Written request: Would you transcribe the whole listing exactly, minus its pictures?

Data lines:
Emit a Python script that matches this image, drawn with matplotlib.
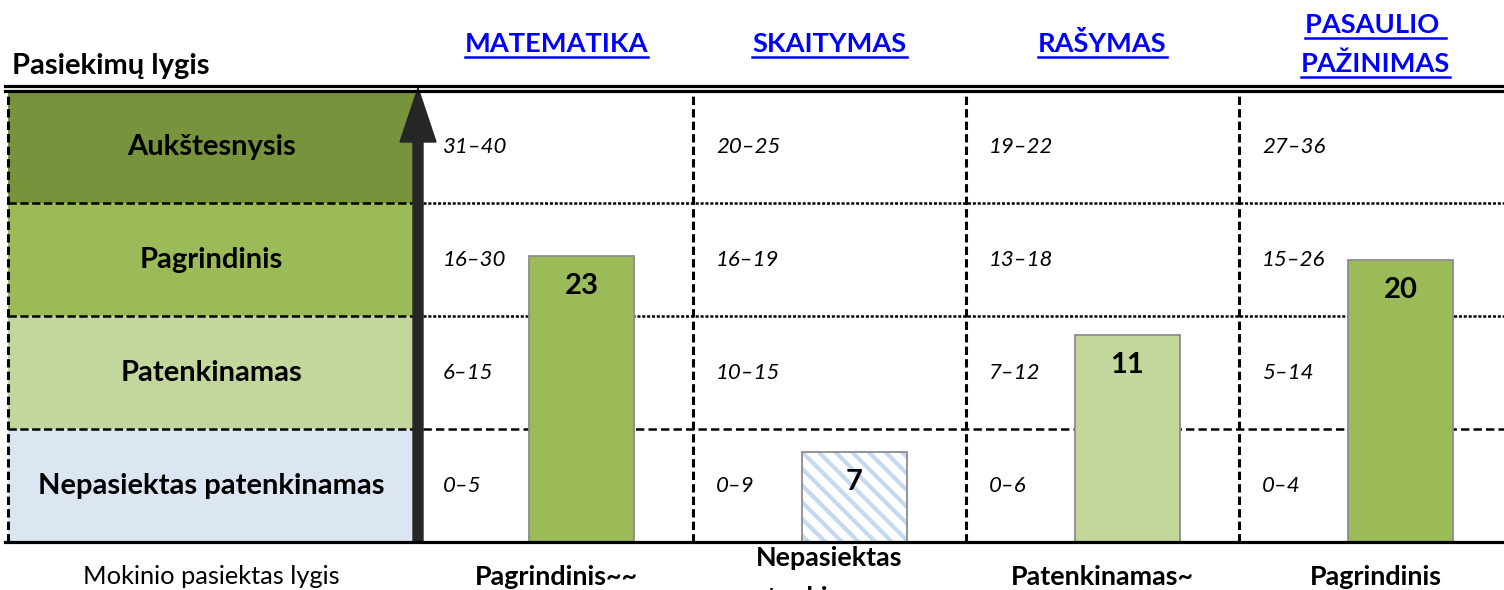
import numpy as np
import matplotlib.pyplot as plt
from matplotlib.patches import Rectangle, FancyArrow
from matplotlib.lines import Line2D
from matplotlib.transforms import IdentityTransform

plt.rcParams['font.family'] = ['Lato', 'DejaVu Sans']
plt.rcParams['hatch.linewidth'] = 3.0
plt.rcParams['lines.scale_dashes'] = False

# data
subjects = ['MATEMATIKA', 'SKAITYMAS', 'RAŠYMAS', 'PASAULIO \nPAŽINIMAS']
levels = ['Nepasiektas patenkinamas', 'Patenkinamas', 'Pagrindinis', 'Aukštesnysis']
range_lo = [[0, 6, 16, 31], [0, 10, 16, 20], [0, 7, 13, 19], [0, 5, 15, 27]]
range_hi = [[5, 15, 30, 40], [9, 15, 19, 25], [6, 12, 18, 22], [4, 14, 26, 36]]
scores = [23, 7, 11, 20]
achieved = ['Pagrindinis~~', 'Nepasiektas\npatenkinamas~', 'Patenkinamas~', 'Pagrindinis']
level_colors = ['#DCE6F2', '#C3D69B', '#9BBB59', '#77933C']
hatch_blue = '#C6D9F1'

W, H = 1504, 590
COL = 273.0          # px per subject column
ROW = (542 - 90.5) / 4  # px per level row


def ypx(p):
    # figure pixel row -> data y
    return (542 - p) / ROW


fig = plt.figure(figsize=(W / 100, H / 100), dpi=100)
ax = fig.add_axes([0, 48 / H, 1, (542 - 90.5) / H])
ax.set_xlim(-420 / COL, (W - 420) / COL)
ax.set_ylim(0, 4)
ax.axis('off')

left = -412 / COL
right_col = -5 / COL
xmax = (W - 420) / COL
xmin = -415 / COL

# left level column
for k in range(4):
    ax.add_patch(Rectangle((left, k), right_col - left, 1, facecolor=level_colors[k],
                           edgecolor='none', zorder=1))
    ax.text((left + right_col) / 2, k + 0.5, levels[k], ha='center', va='center',
            fontsize=21, fontweight='bold', zorder=4)
for k in range(1, 4):
    ax.plot([left, right_col], [k, k], color='black', lw=1.8, dashes=(6, 2.5), zorder=2)
    if k == 1:
        ax.plot([0.01, xmax], [k, k], color='black', lw=1.8, dashes=(6, 3), zorder=2)
    else:
        ax.plot([0.01, xmax], [k, k], color='black', lw=1.8, dashes=(2.2, 1.3), zorder=2)
ax.plot([left, left], [0, 4], color='black', lw=2.2, dashes=(6, 3), zorder=2)
for i in range(1, 4):
    ax.plot([i, i], [0, 4], color='black', lw=2.2, dashes=(6, 3), zorder=2)

# frame lines
ax.plot([xmin, xmax], [0, 0], color='black', lw=2.3, zorder=6, clip_on=False)
ax.plot([xmin, xmax], [4, 4], color='black', lw=2.3, zorder=6, clip_on=False)
ax.plot([xmin, xmax], [ypx(85.5), ypx(85.5)], color='black', lw=2.3, zorder=6, clip_on=False)

# arrow
ax.add_patch(FancyArrow(-2 / COL, 0, 0, ypx(88), width=10 / COL, head_width=36 / COL,
                        head_length=54 / ROW, length_includes_head=True,
                        color='#262626', zorder=5, clip_on=False))

# bars
xs = np.arange(4) + 0.5 + 25 / COL
bw = 105 / COL
header_texts = []
for i in range(4):
    s = scores[i]
    k = [j for j in range(4) if range_lo[i][j] <= s <= range_hi[i][j]][0]
    h = k + (s - range_lo[i][k] + 1) / (range_hi[i][k] - range_lo[i][k] + 1)
    if k == 0:
        ax.bar(xs[i], h, width=bw, color='white', edgecolor=hatch_blue, hatch='\\\\',
               lw=0, zorder=3)
        ax.bar(xs[i], h, width=bw, fill=False, edgecolor='#8C8C8C', lw=1.3, zorder=3)
    else:
        ax.bar(xs[i], h, width=bw, color=level_colors[k], edgecolor='#8C8C8C', lw=1.3, zorder=3)
    ax.text(xs[i], h - 30 / ROW, str(s), ha='center', va='center', fontsize=21,
            fontweight='bold', zorder=4)

    # score ranges
    for j in range(4):
        ax.text(i + 23 / COL, j + 0.5, f'{range_lo[i][j]}–{range_hi[i][j]}', ha='left',
                va='center', fontsize=16, style='italic', zorder=4)

    # headers
    lines = subjects[i].split('\n')
    bases = [52] if len(lines) == 1 else [33, 72]
    for line, b in zip(lines, bases):
        t = ax.text(i + 0.5, ypx(b), line, ha='center', va='baseline', fontsize=19.6,
                    fontweight='bold', color='#0000FF', clip_on=False)
        header_texts.append((t, b))

    # achieved level
    alines = achieved[i].split('\n')
    start = 577 if len(alines) == 1 else 558
    for j, line in enumerate(alines):
        ax.text(i + 0.5, ypx(start + 40 * j), line, ha='center', va='center', fontsize=19.4,
                fontweight='bold', clip_on=False)

ax.text(-1.495, ypx(74), 'Pasiekimų lygis', ha='left', va='baseline', fontsize=21,
        fontweight='bold', clip_on=False)
ax.text((left + right_col) / 2, ypx(577), 'Mokinio pasiektas lygis', ha='center',
        va='center', fontsize=18.3, clip_on=False)

# underline headers
fig.canvas.draw()
r = fig.canvas.get_renderer()
for t, b in header_texts:
    bb = t.get_window_extent(r)
    yy = H - b - 5
    fig.add_artist(Line2D([bb.x0, bb.x1], [yy, yy], color='#0000FF', lw=1.8,
                          transform=IdentityTransform()))

fig.savefig('out.png', dpi=100)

Response to the exercise:
Emit a Python script that matches this image, drawn with matplotlib.
import numpy as np
import matplotlib.pyplot as plt
from matplotlib.patches import Rectangle, FancyArrow
from matplotlib.lines import Line2D
from matplotlib.transforms import IdentityTransform

plt.rcParams['font.family'] = ['Lato', 'DejaVu Sans']
plt.rcParams['hatch.linewidth'] = 3.0
plt.rcParams['lines.scale_dashes'] = False

# data
subjects = ['MATEMATIKA', 'SKAITYMAS', 'RAŠYMAS', 'PASAULIO \nPAŽINIMAS']
levels = ['Nepasiektas patenkinamas', 'Patenkinamas', 'Pagrindinis', 'Aukštesnysis']
range_lo = [[0, 6, 16, 31], [0, 10, 16, 20], [0, 7, 13, 19], [0, 5, 15, 27]]
range_hi = [[5, 15, 30, 40], [9, 15, 19, 25], [6, 12, 18, 22], [4, 14, 26, 36]]
scores = [23, 7, 11, 20]
achieved = ['Pagrindinis~~', 'Nepasiektas\npatenkinamas~', 'Patenkinamas~', 'Pagrindinis']
level_colors = ['#DCE6F2', '#C3D69B', '#9BBB59', '#77933C']
hatch_blue = '#C6D9F1'

W, H = 1504, 590
COL = 273.0          # px per subject column
ROW = (542 - 90.5) / 4  # px per level row


def ypx(p):
    # figure pixel row -> data y
    return (542 - p) / ROW


fig = plt.figure(figsize=(W / 100, H / 100), dpi=100)
ax = fig.add_axes([0, 48 / H, 1, (542 - 90.5) / H])
ax.set_xlim(-420 / COL, (W - 420) / COL)
ax.set_ylim(0, 4)
ax.axis('off')

left = -412 / COL
right_col = -5 / COL
xmax = (W - 420) / COL
xmin = -415 / COL

# left level column
for k in range(4):
    ax.add_patch(Rectangle((left, k), right_col - left, 1, facecolor=level_colors[k],
                           edgecolor='none', zorder=1))
    ax.text((left + right_col) / 2, k + 0.5, levels[k], ha='center', va='center',
            fontsize=21, fontweight='bold', zorder=4)
for k in range(1, 4):
    ax.plot([left, right_col], [k, k], color='black', lw=1.8, dashes=(6, 2.5), zorder=2)
    if k == 1:
        ax.plot([0.01, xmax], [k, k], color='black', lw=1.8, dashes=(6, 3), zorder=2)
    else:
        ax.plot([0.01, xmax], [k, k], color='black', lw=1.8, dashes=(2.2, 1.3), zorder=2)
ax.plot([left, left], [0, 4], color='black', lw=2.2, dashes=(6, 3), zorder=2)
for i in range(1, 4):
    ax.plot([i, i], [0, 4], color='black', lw=2.2, dashes=(6, 3), zorder=2)

# frame lines
ax.plot([xmin, xmax], [0, 0], color='black', lw=2.3, zorder=6, clip_on=False)
ax.plot([xmin, xmax], [4, 4], color='black', lw=2.3, zorder=6, clip_on=False)
ax.plot([xmin, xmax], [ypx(85.5), ypx(85.5)], color='black', lw=2.3, zorder=6, clip_on=False)

# arrow
ax.add_patch(FancyArrow(-2 / COL, 0, 0, ypx(88), width=10 / COL, head_width=36 / COL,
                        head_length=54 / ROW, length_includes_head=True,
                        color='#262626', zorder=5, clip_on=False))

# bars
xs = np.arange(4) + 0.5 + 25 / COL
bw = 105 / COL
header_texts = []
for i in range(4):
    s = scores[i]
    k = [j for j in range(4) if range_lo[i][j] <= s <= range_hi[i][j]][0]
    h = k + (s - range_lo[i][k] + 1) / (range_hi[i][k] - range_lo[i][k] + 1)
    if k == 0:
        ax.bar(xs[i], h, width=bw, color='white', edgecolor=hatch_blue, hatch='\\\\',
               lw=0, zorder=3)
        ax.bar(xs[i], h, width=bw, fill=False, edgecolor='#8C8C8C', lw=1.3, zorder=3)
    else:
        ax.bar(xs[i], h, width=bw, color=level_colors[k], edgecolor='#8C8C8C', lw=1.3, zorder=3)
    ax.text(xs[i], h - 30 / ROW, str(s), ha='center', va='center', fontsize=21,
            fontweight='bold', zorder=4)

    # score ranges
    for j in range(4):
        ax.text(i + 23 / COL, j + 0.5, f'{range_lo[i][j]}–{range_hi[i][j]}', ha='left',
                va='center', fontsize=16, style='italic', zorder=4)

    # headers
    lines = subjects[i].split('\n')
    bases = [52] if len(lines) == 1 else [33, 72]
    for line, b in zip(lines, bases):
        t = ax.text(i + 0.5, ypx(b), line, ha='center', va='baseline', fontsize=19.6,
                    fontweight='bold', color='#0000FF', clip_on=False)
        header_texts.append((t, b))

    # achieved level
    alines = achieved[i].split('\n')
    start = 577 if len(alines) == 1 else 558
    for j, line in enumerate(alines):
        ax.text(i + 0.5, ypx(start + 40 * j), line, ha='center', va='center', fontsize=19.4,
                fontweight='bold', clip_on=False)

ax.text(-1.495, ypx(74), 'Pasiekimų lygis', ha='left', va='baseline', fontsize=21,
        fontweight='bold', clip_on=False)
ax.text((left + right_col) / 2, ypx(577), 'Mokinio pasiektas lygis', ha='center',
        va='center', fontsize=18.3, clip_on=False)

# underline headers
fig.canvas.draw()
r = fig.canvas.get_renderer()
for t, b in header_texts:
    bb = t.get_window_extent(r)
    yy = H - b - 5
    fig.add_artist(Line2D([bb.x0, bb.x1], [yy, yy], color='#0000FF', lw=1.8,
                          transform=IdentityTransform()))

fig.savefig('out.png', dpi=100)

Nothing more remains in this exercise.